Weitere zehn Minuten später wurde ich aus dem Wagen entlassen. Kurz darauf auch meine Kollegin. Sie berichtete folgendes: 10965 habe über Funk die Festnahmen damit begründet, dass sie von ihr, Annette, mit einem Schirm angegriffen worden sei und ich sie bespuckt habe. Mehrfach forderte sie eine erkennungsdienstliche Maßnahme an. Sinngemäß: „Ihr Begleiter kommt aus Mülheim, ein Neuberliner, von dem haben wir noch kein Foto.“

Ein Beamter sagte sinngemäß: „Oh Gott, das sind Journalisten, lass die laufen, sonst gibt es Ärger.“ Auf die erkennungsdienstlichen Maßnahmen, wie Fingerabdrücke und Fotos wurde verzichtet.
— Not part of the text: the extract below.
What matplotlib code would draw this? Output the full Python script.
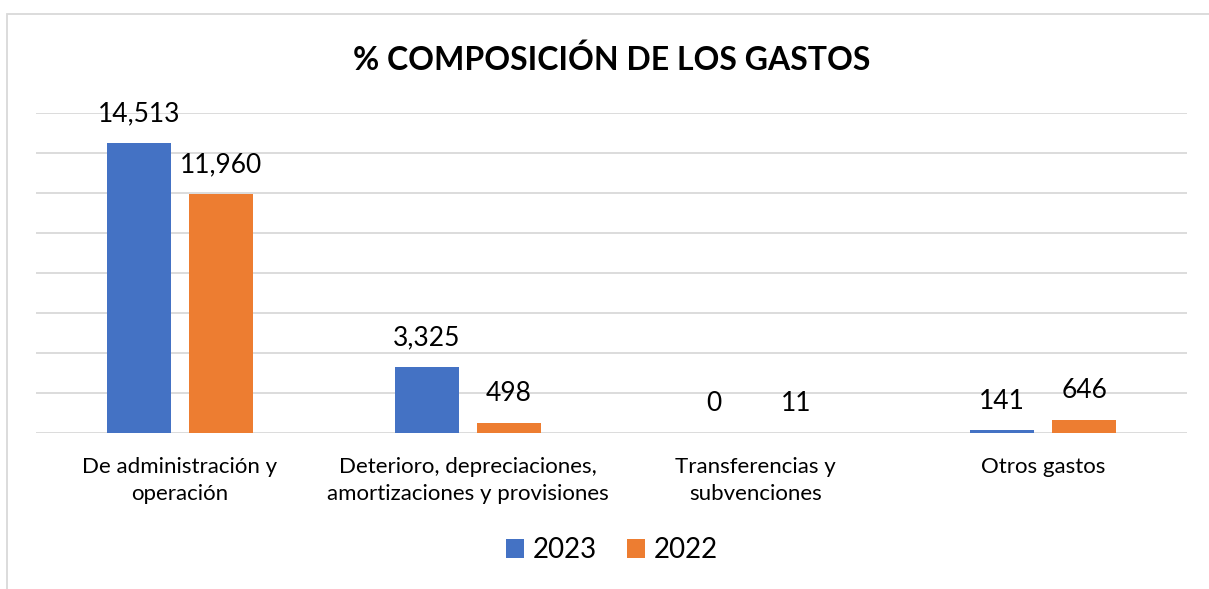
import numpy as np
import matplotlib
matplotlib.use("Agg")
import matplotlib.pyplot as plt
from matplotlib.patches import Rectangle

categories = ["De administración y\noperación",
              "Deterioro, depreciaciones,\namortizaciones y provisiones",
              "Transferencias y\nsubvenciones",
              "Otros gastos"]
years = ["2023", "2022"]
vals_2023 = [14513, 3325, 0, 141]
vals_2022 = [11960, 498, 11, 646]
colors = ["#4472C4", "#ED7D31"]

plt.rcParams["font.family"] = ["Lato", "DejaVu Sans"]

fig = plt.figure(figsize=(12.09, 5.89), dpi=100)
W, H = 1209, 589

# chart border (cropped on right and bottom)
fig.patches.append(Rectangle((7 / W, -0.1), 1.2, 1 - 14 / H + 0.1,
                             transform=fig.transFigure, fill=False,
                             edgecolor="#D9D9D9", linewidth=1.3))

ax = fig.add_axes([36 / W, 1 - 433 / H, (1187 - 36) / W, (433 - 113) / H])
x = np.arange(len(categories))
bw = 0.222
off = 0.1425
for i, (vals, c, lab) in enumerate(zip([vals_2023, vals_2022], colors, years)):
    pos = x + (off if i else -off)
    ax.bar(pos, vals, width=bw, color=c, label=lab, zorder=3)
    for xp, v in zip(pos, vals):
        ax.annotate(f"{v:,}", (xp, v), xytext=(0, 21), textcoords="offset points",
                    ha="center", va="center", fontsize=19, color="#000000")

ax.set_xlim(-0.5, len(categories) - 0.5)
ax.set_ylim(0, 16000)
ax.set_yticks(np.arange(0, 16001, 2000))
ax.yaxis.grid(True, color="#D9D9D9", linewidth=1.3, zorder=0)
ax.tick_params(axis="y", length=0, labelleft=False)
ax.set_xticks(x)
ax.set_xticklabels(categories, fontsize=16, linespacing=1.47)
ax.tick_params(axis="x", length=0, pad=17)
for s in ax.spines.values():
    s.set_visible(False)

fig.text(612 / W, 1 - 60 / H, "% COMPOSICIÓN DE LOS GASTOS", ha="center", va="center",
         fontsize=23, fontweight="bold")

fig.legend(loc="center", bbox_to_anchor=(612 / W, 1 - 550 / H), ncol=2, frameon=False,
           fontsize=20, handlelength=0.65, handleheight=0.65, handletextpad=0.3,
           columnspacing=1.1)

fig.savefig("out.png", dpi=100)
Annette berichtete weiter: Weil sie am Finger geblutet habe, habe sie um ein Taschentuch gebeten. Die Polizistin habe gesagt: „Dafür bin ich nicht zuständig.“ Annette griff nach ihrer Handtasche. Die Beamtin: „Finger aus der Tasche.“ Warum? Die Antwort: „Da könnten Waffen drin sein. Ist nicht das erste Mal, dass irgendjemand von irgendjemandem erschossen oder erstochen worden ist.“ Annette: „Glauben Sie, dass ich Sie erstechen oder erschießen will?“ Die Polizistin: „Drehen Sie mir nicht die Worte im Mund herum.“

Gegen 20 Uhr 45 waren wir wieder frei. Wir sammelten den Schirm ein: ein zersplittertes, zerrissenes Knäuel.